>> START DATA BLOCK
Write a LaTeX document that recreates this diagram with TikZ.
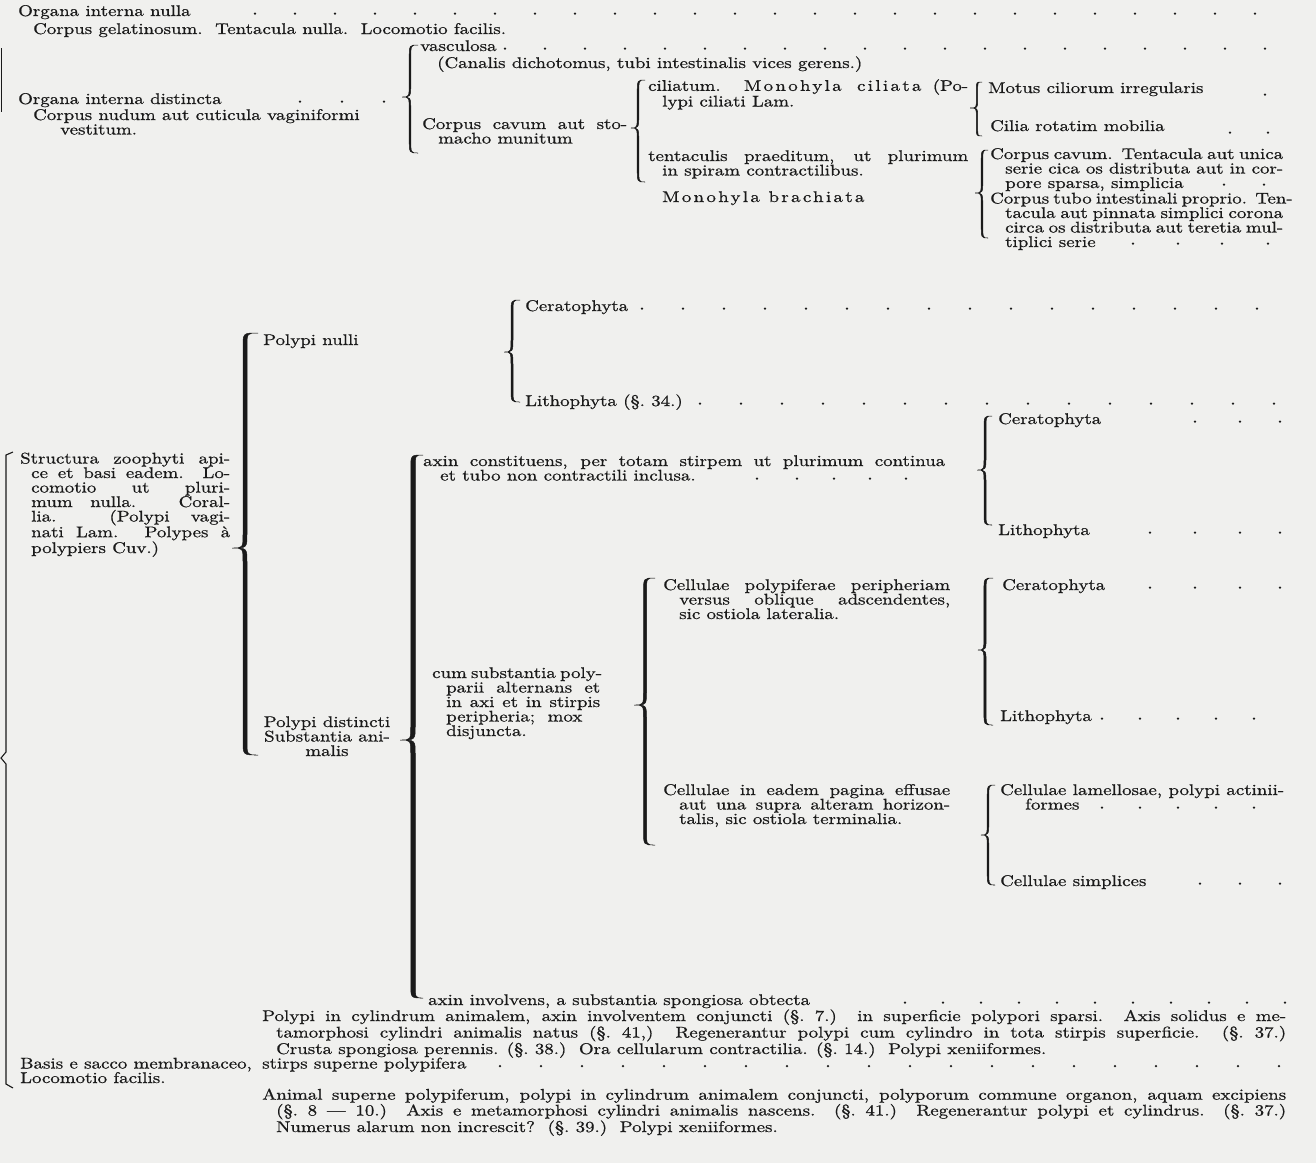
\documentclass[tikz,border=0pt]{standalone}
\usepackage{fontspec}
\setmainfont{lmroman10-regular.otf}[FakeStretch=1.22, FakeBold=0.7]
\definecolor{paper}{HTML}{F0F0EE}
\definecolor{ink}{HTML}{1A1A1A}
\tikzset{
  % one key entry, placed at the baseline of its last line
  txt/.style  = {inner sep=0pt, anchor=base west, text=ink, align=left,
                 font=\fontsize{15.5pt}{14.5pt}\selectfont},
  ctxt/.style = {txt, anchor=base, align=center},
}
% justified line of given width (pt)
\newcommand{\jl}[2]{\makebox[#1pt][s]{#2}}
% spaced-out printing of names
\newcommand{\sperr}[1]{{\addfontfeature{LetterSpace=15}#1}}
% leader dots on a baseline
\newcommand{\dotrow}[2]{\foreach \x in {#2} {\fill[ink] (\x,#1-2.4) circle (1.3pt);}}
% tapered brace opening to the right: xend, xcol, xtip, ytop, ytip, ybot, width
\newcommand{\kbrace}[7]{%
  \pgfmathsetmacro{\bL}{#2-#7/2}\pgfmathsetmacro{\bR}{#2+#7/2}%
  \pgfmathsetmacro{\bda}{min(14,0.3*(#5-#4))}\pgfmathsetmacro{\bdb}{min(14,0.3*(#6-#5))}%
  \pgfmathsetmacro{\bya}{#4+\bda}\pgfmathsetmacro{\byb}{#5-\bda}%
  \pgfmathsetmacro{\byc}{#5+\bdb}\pgfmathsetmacro{\byd}{#6-\bdb}%
  \filldraw[ink, line width=0.5pt]
    (#1,#4) .. controls (\bL,#4) .. (\bL,\bya) -- (\bL,\byb) .. controls (\bL,#5) .. (#3,#5)
    .. controls (\bL,#5) .. (\bL,\byc) -- (\bL,\byd) .. controls (\bL,#6) .. (#1,#6)
    .. controls (\bR,#6) .. (\bR,\byd) -- (\bR,\byc) .. controls (\bR,#5) .. (#3,#5)
    .. controls (\bR,#5) .. (\bR,\byb) -- (\bR,\bya) .. controls (\bR,#4) .. (#1,#4) -- cycle;}

\begin{document}
\begin{tikzpicture}[x=1pt,y=-1pt]
\fill[paper] (0,0) rectangle (1316,1163);

% --- upper part: organa interna -----------------------------------------
\node[txt] (nulla) at (18,16) {Organa interna nulla};
\node[txt] (gelat) at (33,34) {Corpus gelatinosum.\ \ Tentacula nulla.\ \ Locomotio facilis.};
\node[txt] (dist)  at (18,104) {Organa interna distincta};
\node[txt] (nudum) at (33,134.5) {Corpus nudum aut cuticula vaginiformi\\\hspace*{27pt}vestitum.};
\node[txt] (vasc)  at (420,51) {vasculosa};
\node[txt] (canal) at (437,68) {(Canalis dichotomus, tubi intestinalis vices gerens.)};
\node[txt] (cavum) at (422,143.5) {\jl{205}{Corpus cavum aut sto-}\\\hspace*{16pt}macho munitum};
\node[txt] (cil)   at (648,106.5) {\jl{320}{ciliatum. \sperr{Monohyla ciliata} (Po-}\\\hspace*{14pt}lypi ciliati Lam.};
\node[txt] (tent)  at (648,175.5) {\jl{320}{tentaculis praeditum, ut plurimum}\\\hspace*{14pt}in spiram contractilibus.};
\node[txt] (brach) at (662,202) {\sperr{Monohyla brachiata}};
\node[txt] (motus) at (988,93) {Motus ciliorum irregularis};
\node[txt] (cilia) at (990,131) {Cilia rotatim mobilia};
\node[txt] (cav1)  at (990,188) {\jl{293}{Corpus cavum.\ \ Tentacula aut unica}\\
  \hspace*{15pt}\jl{278}{serie cica os distributa aut in cor-}\\\hspace*{15pt}pore sparsa, simplicia};
\node[txt] (cav2)  at (990,247) {\jl{293}{Corpus tubo intestinali proprio.\ \ Ten-}\\
  \hspace*{15pt}\jl{278}{tacula aut pinnata simplici corona}\\
  \hspace*{15pt}\jl{278}{circa os distributa aut teretia mul-}\\\hspace*{15pt}tiplici serie};

\draw[ink, line width=0.9pt] (1.5,48) -- (1.5,112);
\kbrace{418}{410}{402}{45}{97}{153}{1.6}
\kbrace{645}{638}{631}{80}{128}{182}{1.6}
\kbrace{982}{977}{970}{82}{108}{136}{1.4}
\kbrace{988}{982}{975}{150}{193}{238}{1.6}

\dotrow{16}{255,295,...,1285}
\dotrow{51}{505,545,...,1285}
\dotrow{104}{300,342,384}
\dotrow{97}{1265}
\dotrow{135}{1230,1268}
\dotrow{187}{1224,1264}
\dotrow{246}{1133,1178,1222,1268}

% --- middle part: corallia ------------------------------------------------
\node[txt] (cera1) at (525,311) {Ceratophyta};
\node[txt] (pnul)  at (263,345) {Polypi nulli};
\node[txt] (lith1) at (525,406) {Lithophyta (§.~34.)};
\node[txt] (cera2) at (998,424) {Ceratophyta};
\node[txt] (axc)   at (423,480.5) {\jl{522}{axin constituens, per totam stirpem ut plurimum continua}\\\hspace*{17pt}et tubo non contractili inclusa.};
\node[txt] (struct) at (20,553) {\jl{210}{Structura zoophyti api-}\\\hspace*{11pt}\jl{199}{ce et basi eadem. Lo-}\\
  \hspace*{11pt}\jl{199}{comotio ut pluri-}\\\hspace*{11pt}\jl{199}{mum nulla. Coral-}\\
  \hspace*{11pt}\jl{199}{lia. (Polypi vagi-}\\\hspace*{11pt}\jl{199}{nati Lam. Polypes à}\\\hspace*{11pt}polypiers Cuv.)};
\node[txt] (lith2) at (998,535) {Lithophyta};
\node[txt] (polyp) at (663,619) {\jl{287}{Cellulae polypiferae peripheriam}\\\hspace*{16pt}\jl{271}{versus oblique adscendentes,}\\\hspace*{16pt}sic ostiola lateralia.};
\node[txt] (cera3) at (1002,590) {Ceratophyta};
\node[txt] (cum)   at (432,736) {\jl{168}{cum substantia poly-}\\\hspace*{14pt}\jl{154}{parii alternans et}\\
  \hspace*{14pt}\jl{154}{in axi et in stirpis}\\\hspace*{14pt}peripheria;\ \ mox\\\hspace*{14pt}disjuncta.};
\node[ctxt] (pdist) at (327,756) {Polypi distincti\\Substantia ani-\\malis};
\node[txt] (lith3) at (1000,721) {Lithophyta};
\node[txt] (eadem) at (663,824) {\jl{287}{Cellulae in eadem pagina effusae}\\\hspace*{16pt}\jl{271}{aut una supra alteram horizon-}\\\hspace*{16pt}talis, sic ostiola terminalia.};
\node[txt] (lamel) at (1000,809.5) {\jl{284}{Cellulae lamellosae, polypi actinii-}\\\hspace*{25pt}formes};
\node[txt] (simpl) at (1000,886) {Cellulae simplices};

\kbrace{520}{512}{504}{300}{352}{402}{2}
\kbrace{258}{245}{232}{333}{548}{755}{4}
\kbrace{423}{413}{400}{455}{740}{998}{4.5}
\kbrace{992}{985}{977}{416}{470}{525}{2}
\kbrace{655}{645}{634}{578}{705}{845}{3}
\kbrace{993}{985}{978}{578}{650}{725}{2.2}
\kbrace{995}{988}{981}{785}{835}{885}{1.6}

\dotrow{311}{642,683,...,1290}
\dotrow{406}{700,741,...,1290}
\dotrow{424}{1195,1240,1280}
\dotrow{481}{757,797,834,870,906}
\dotrow{535}{1150,1195,1240,1280}
\dotrow{590}{1150,1195,1240,1280}
\dotrow{721}{1102,1140,...,1290}
\dotrow{810}{1102,1140,...,1290}
\dotrow{886}{1200,1240,1280}

% --- lower part ---------------------------------------------------------
\node[txt] (ainv)  at (428,1005) {axin involvens, a substantia spongiosa obtecta};
\node[txt] (cylin) at (262,1054) {\jl{1024}{Polypi in cylindrum animalem, axin involventem conjuncti (§.~7.) in superficie polypori sparsi.\ \ Axis solidus e me-}\\
  \hspace*{14pt}\jl{1010}{tamorphosi cylindri animalis natus (§.~41,)\ \ Regenerantur polypi cum cylindro in tota stirpis superficie. (§.~37.)}\\
  \hspace*{14pt}Crusta spongiosa perennis. (§.~38.)\ \ Ora cellularum contractilia. (§.~14.)\ \ Polypi xeniiformes.};
\node[txt] (basis) at (20,1083) {Basis e sacco membranaceo,\\Locomotio facilis.};
\node[txt] (stirps) at (262,1068.5) {stirps superne polypifera};
\node[txt] (anim)  at (262,1132) {\jl{1024}{Animal superne polypiferum, polypi in cylindrum animalem conjuncti, polyporum commune organon, aquam excipiens}\\
  \hspace*{14pt}\jl{1010}{(§.~8 --- 10.)\ \ Axis e metamorphosi cylindri animalis nascens. (§.~41.)\ \ Regenerantur polypi et cylindrus. (§.~37.)}\\
  \hspace*{14pt}Numerus alarum non increscit?\ \ (§.~39.)\ \ Polypi xeniiformes.};

\draw[ink, line width=1.1pt] (13,452) -- (6,455) -- (6,752) -- (1,758) -- (6,764) -- (6,1084) -- (13,1088);

\dotrow{1005}{905,943,...,1285}
\dotrow{1068.5}{500,541,...,1285}
\end{tikzpicture}
\end{document}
>> END DATA BLOCK
### PROBLEM TO SOLVE:
Repeat the lines above, starting at the first and stopping after the line that holds "(0,0) rectangle (1316,1163);", with the pictures left out.

### COMPLETE ANSWER:
Write a LaTeX document that recreates this diagram with TikZ.
\documentclass[tikz,border=0pt]{standalone}
\usepackage{fontspec}
\setmainfont{lmroman10-regular.otf}[FakeStretch=1.22, FakeBold=0.7]
\definecolor{paper}{HTML}{F0F0EE}
\definecolor{ink}{HTML}{1A1A1A}
\tikzset{
  % one key entry, placed at the baseline of its last line
  txt/.style  = {inner sep=0pt, anchor=base west, text=ink, align=left,
                 font=\fontsize{15.5pt}{14.5pt}\selectfont},
  ctxt/.style = {txt, anchor=base, align=center},
}
% justified line of given width (pt)
\newcommand{\jl}[2]{\makebox[#1pt][s]{#2}}
% spaced-out printing of names
\newcommand{\sperr}[1]{{\addfontfeature{LetterSpace=15}#1}}
% leader dots on a baseline
\newcommand{\dotrow}[2]{\foreach \x in {#2} {\fill[ink] (\x,#1-2.4) circle (1.3pt);}}
% tapered brace opening to the right: xend, xcol, xtip, ytop, ytip, ybot, width
\newcommand{\kbrace}[7]{%
  \pgfmathsetmacro{\bL}{#2-#7/2}\pgfmathsetmacro{\bR}{#2+#7/2}%
  \pgfmathsetmacro{\bda}{min(14,0.3*(#5-#4))}\pgfmathsetmacro{\bdb}{min(14,0.3*(#6-#5))}%
  \pgfmathsetmacro{\bya}{#4+\bda}\pgfmathsetmacro{\byb}{#5-\bda}%
  \pgfmathsetmacro{\byc}{#5+\bdb}\pgfmathsetmacro{\byd}{#6-\bdb}%
  \filldraw[ink, line width=0.5pt]
    (#1,#4) .. controls (\bL,#4) .. (\bL,\bya) -- (\bL,\byb) .. controls (\bL,#5) .. (#3,#5)
    .. controls (\bL,#5) .. (\bL,\byc) -- (\bL,\byd) .. controls (\bL,#6) .. (#1,#6)
    .. controls (\bR,#6) .. (\bR,\byd) -- (\bR,\byc) .. controls (\bR,#5) .. (#3,#5)
    .. controls (\bR,#5) .. (\bR,\byb) -- (\bR,\bya) .. controls (\bR,#4) .. (#1,#4) -- cycle;}

\begin{document}
\begin{tikzpicture}[x=1pt,y=-1pt]
\fill[paper] (0,0) rectangle (1316,1163);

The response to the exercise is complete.